**DIRECTION**
Set down word for word the lines running from the line with "Generate a web" to the line with "const height = 481;", ends included. Skip every picture.

**SUPPLIED DATA**
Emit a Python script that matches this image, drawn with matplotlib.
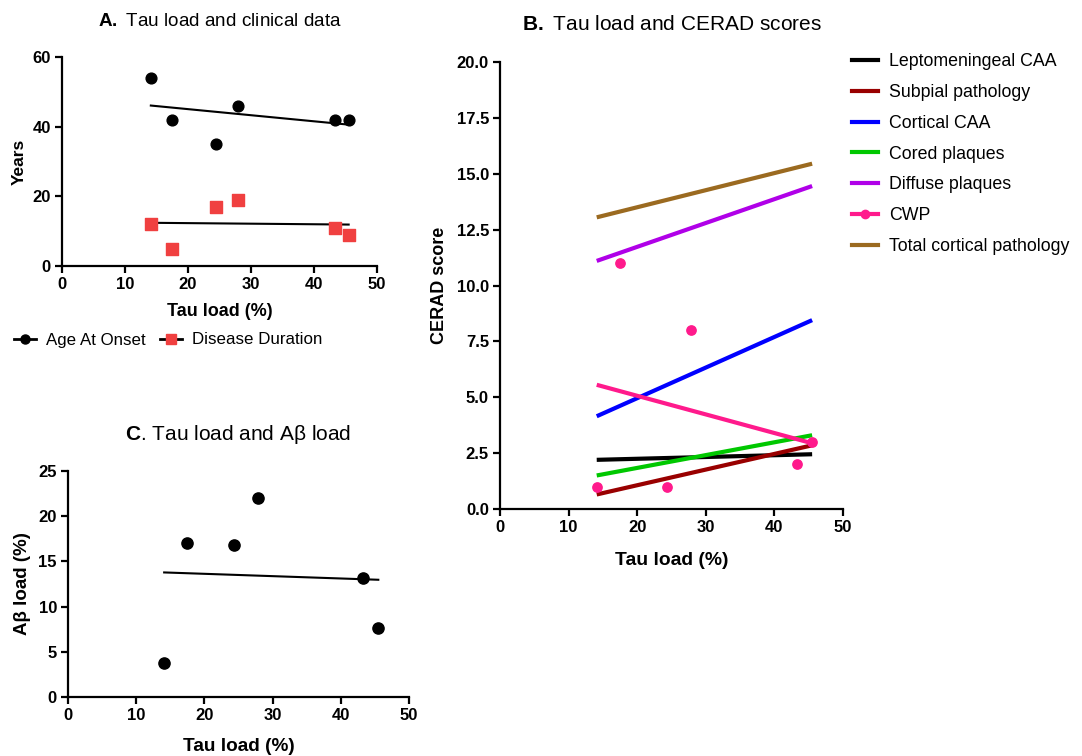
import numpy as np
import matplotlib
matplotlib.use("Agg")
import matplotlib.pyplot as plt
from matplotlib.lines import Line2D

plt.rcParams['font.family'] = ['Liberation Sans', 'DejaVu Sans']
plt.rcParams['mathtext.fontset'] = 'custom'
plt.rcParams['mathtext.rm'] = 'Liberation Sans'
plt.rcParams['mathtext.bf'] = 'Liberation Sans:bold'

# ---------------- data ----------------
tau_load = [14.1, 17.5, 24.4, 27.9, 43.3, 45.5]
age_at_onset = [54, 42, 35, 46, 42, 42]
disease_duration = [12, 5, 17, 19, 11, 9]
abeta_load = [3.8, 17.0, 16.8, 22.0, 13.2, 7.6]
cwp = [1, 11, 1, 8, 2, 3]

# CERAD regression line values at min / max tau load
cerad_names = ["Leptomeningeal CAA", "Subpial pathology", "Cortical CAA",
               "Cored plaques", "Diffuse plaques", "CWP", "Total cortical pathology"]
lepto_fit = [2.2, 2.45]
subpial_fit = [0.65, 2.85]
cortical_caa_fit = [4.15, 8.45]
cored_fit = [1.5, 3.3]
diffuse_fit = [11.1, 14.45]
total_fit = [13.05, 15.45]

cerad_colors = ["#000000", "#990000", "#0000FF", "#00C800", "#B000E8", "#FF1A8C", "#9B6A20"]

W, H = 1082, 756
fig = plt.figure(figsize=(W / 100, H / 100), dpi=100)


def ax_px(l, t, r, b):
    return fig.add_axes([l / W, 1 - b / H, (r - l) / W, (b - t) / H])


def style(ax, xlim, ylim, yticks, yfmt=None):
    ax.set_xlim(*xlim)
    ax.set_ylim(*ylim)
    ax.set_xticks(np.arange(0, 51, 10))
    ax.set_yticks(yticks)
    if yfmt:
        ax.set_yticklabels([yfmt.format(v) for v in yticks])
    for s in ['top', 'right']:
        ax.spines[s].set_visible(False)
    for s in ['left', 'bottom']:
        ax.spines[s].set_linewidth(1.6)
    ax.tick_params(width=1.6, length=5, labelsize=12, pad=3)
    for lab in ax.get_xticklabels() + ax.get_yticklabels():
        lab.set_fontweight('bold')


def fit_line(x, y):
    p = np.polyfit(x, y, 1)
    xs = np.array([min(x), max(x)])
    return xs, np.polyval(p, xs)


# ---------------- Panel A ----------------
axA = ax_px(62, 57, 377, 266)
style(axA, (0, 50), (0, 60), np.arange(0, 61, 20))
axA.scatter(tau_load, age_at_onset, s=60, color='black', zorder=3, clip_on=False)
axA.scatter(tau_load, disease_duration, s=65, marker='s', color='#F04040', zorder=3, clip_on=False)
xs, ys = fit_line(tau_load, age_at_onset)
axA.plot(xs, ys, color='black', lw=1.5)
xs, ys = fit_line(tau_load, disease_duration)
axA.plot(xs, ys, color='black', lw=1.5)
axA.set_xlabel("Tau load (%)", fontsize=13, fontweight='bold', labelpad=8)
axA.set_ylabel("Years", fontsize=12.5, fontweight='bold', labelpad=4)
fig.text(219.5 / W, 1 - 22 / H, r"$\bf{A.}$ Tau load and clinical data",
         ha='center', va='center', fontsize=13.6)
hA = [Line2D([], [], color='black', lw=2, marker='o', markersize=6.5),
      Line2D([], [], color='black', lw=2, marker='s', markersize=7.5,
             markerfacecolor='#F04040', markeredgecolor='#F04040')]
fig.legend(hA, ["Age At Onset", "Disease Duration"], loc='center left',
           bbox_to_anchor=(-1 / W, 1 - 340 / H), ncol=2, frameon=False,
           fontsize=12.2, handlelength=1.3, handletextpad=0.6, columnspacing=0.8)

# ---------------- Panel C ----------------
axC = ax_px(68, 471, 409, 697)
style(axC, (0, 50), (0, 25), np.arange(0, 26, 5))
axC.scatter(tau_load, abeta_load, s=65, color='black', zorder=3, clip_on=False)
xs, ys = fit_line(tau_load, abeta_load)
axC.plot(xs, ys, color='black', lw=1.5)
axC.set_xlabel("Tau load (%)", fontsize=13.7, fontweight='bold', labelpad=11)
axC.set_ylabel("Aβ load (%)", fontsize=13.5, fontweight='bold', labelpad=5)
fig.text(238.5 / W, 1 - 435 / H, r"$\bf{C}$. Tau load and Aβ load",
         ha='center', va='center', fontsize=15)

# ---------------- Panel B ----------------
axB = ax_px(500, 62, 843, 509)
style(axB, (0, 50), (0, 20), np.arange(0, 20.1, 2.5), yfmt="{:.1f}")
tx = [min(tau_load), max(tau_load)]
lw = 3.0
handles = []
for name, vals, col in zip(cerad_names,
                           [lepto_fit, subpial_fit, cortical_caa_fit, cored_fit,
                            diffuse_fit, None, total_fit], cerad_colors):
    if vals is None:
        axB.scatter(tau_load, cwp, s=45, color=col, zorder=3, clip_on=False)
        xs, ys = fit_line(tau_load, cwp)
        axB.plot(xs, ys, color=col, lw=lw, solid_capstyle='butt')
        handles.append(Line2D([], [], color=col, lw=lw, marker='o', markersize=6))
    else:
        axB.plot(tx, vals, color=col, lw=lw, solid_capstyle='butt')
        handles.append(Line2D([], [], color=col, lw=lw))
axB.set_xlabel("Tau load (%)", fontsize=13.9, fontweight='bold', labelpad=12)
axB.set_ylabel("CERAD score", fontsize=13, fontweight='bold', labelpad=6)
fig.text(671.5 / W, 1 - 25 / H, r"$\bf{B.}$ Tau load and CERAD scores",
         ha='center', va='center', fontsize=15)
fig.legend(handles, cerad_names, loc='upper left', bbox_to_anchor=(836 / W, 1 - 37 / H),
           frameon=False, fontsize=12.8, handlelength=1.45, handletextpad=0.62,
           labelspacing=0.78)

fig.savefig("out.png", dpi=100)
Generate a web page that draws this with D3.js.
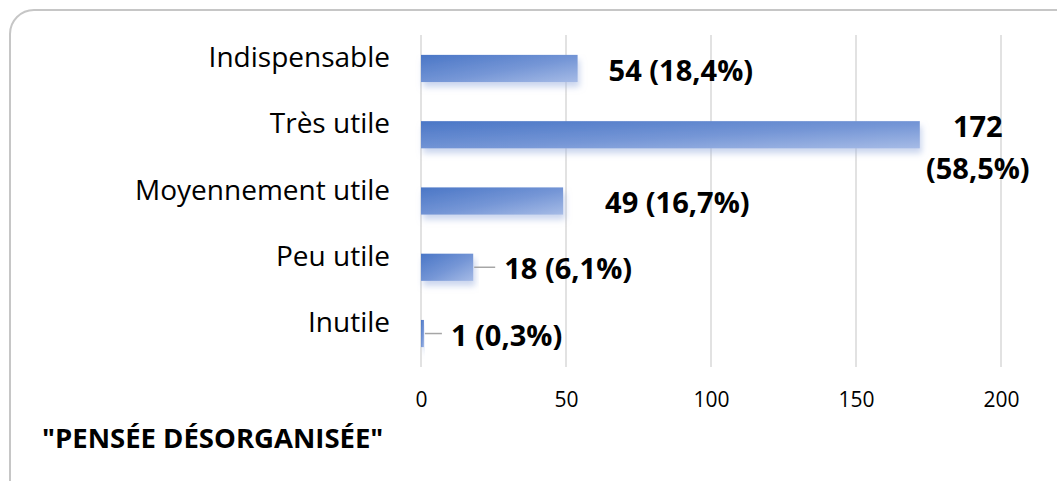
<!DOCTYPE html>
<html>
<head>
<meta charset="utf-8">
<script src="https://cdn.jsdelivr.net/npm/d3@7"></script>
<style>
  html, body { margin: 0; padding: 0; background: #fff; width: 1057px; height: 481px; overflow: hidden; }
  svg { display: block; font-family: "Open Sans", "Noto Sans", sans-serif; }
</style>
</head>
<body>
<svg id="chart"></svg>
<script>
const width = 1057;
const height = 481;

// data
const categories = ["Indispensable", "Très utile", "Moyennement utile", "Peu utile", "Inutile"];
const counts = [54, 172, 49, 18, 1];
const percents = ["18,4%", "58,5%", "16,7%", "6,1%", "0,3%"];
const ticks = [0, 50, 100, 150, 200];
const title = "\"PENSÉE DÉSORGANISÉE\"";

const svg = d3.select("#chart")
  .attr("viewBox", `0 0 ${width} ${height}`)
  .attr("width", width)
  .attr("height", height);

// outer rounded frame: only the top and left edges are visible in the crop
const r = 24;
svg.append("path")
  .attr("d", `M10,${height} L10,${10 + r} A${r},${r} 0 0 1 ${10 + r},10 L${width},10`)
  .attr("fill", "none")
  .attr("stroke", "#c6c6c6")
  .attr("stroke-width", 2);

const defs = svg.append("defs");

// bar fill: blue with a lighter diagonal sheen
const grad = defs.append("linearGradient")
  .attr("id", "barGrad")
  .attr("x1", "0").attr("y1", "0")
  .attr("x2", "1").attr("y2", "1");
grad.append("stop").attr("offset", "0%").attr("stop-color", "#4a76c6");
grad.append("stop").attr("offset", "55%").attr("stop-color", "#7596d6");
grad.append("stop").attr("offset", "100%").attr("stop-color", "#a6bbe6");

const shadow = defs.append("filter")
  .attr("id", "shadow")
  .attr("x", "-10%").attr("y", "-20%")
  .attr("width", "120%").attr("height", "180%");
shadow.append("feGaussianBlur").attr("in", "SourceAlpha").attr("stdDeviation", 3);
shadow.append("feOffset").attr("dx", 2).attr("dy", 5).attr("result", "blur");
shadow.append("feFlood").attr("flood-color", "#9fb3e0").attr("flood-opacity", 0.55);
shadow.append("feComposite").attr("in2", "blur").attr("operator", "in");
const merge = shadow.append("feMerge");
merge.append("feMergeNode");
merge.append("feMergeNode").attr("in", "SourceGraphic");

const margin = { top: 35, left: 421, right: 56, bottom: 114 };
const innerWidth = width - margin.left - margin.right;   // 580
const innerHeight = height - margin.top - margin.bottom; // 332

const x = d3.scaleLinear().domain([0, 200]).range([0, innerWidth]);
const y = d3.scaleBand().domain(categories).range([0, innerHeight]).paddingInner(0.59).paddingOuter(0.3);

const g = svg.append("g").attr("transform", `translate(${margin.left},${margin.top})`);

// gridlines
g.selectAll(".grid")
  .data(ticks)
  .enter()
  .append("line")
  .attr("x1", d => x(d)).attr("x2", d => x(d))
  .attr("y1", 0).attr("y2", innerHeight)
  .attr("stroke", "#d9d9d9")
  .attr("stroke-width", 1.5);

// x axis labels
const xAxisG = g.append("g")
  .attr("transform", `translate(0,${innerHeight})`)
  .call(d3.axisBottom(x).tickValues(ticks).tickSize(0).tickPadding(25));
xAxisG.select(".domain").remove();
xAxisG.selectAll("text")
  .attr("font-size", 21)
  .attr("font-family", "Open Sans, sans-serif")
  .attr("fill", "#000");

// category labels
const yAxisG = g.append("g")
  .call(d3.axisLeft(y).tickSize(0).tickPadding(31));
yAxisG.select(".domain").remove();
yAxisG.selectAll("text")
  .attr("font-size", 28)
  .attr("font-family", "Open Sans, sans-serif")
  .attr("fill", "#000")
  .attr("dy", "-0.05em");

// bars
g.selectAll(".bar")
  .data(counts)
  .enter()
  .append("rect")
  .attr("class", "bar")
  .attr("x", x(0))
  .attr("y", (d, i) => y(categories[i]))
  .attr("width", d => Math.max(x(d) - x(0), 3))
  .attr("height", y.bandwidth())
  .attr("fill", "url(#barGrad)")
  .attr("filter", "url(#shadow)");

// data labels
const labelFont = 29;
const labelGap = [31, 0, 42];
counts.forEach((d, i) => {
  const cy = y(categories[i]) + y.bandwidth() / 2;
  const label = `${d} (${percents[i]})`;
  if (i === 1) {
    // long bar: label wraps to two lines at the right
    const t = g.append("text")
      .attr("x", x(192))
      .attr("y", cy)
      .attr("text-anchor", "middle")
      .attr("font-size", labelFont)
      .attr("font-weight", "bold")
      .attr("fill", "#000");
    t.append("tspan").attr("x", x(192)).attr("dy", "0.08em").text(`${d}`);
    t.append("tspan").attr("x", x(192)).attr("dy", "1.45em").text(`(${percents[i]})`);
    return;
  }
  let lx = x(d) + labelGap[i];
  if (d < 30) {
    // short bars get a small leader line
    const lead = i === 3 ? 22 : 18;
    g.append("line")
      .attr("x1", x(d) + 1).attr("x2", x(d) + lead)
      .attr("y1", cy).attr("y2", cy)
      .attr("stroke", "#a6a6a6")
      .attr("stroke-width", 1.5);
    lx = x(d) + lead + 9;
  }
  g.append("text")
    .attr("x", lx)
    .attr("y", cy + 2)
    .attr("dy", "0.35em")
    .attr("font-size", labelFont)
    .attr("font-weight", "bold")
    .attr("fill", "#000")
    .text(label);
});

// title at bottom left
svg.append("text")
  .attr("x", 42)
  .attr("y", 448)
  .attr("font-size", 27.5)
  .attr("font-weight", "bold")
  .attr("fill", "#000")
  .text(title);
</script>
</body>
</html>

**SOLUTION TO THE EXERCISE**
Generate a web page that draws this with D3.js.
<!DOCTYPE html>
<html>
<head>
<meta charset="utf-8">
<script src="https://cdn.jsdelivr.net/npm/d3@7"></script>
<style>
  html, body { margin: 0; padding: 0; background: #fff; width: 1057px; height: 481px; overflow: hidden; }
  svg { display: block; font-family: "Open Sans", "Noto Sans", sans-serif; }
</style>
</head>
<body>
<svg id="chart"></svg>
<script>
const width = 1057;
const height = 481;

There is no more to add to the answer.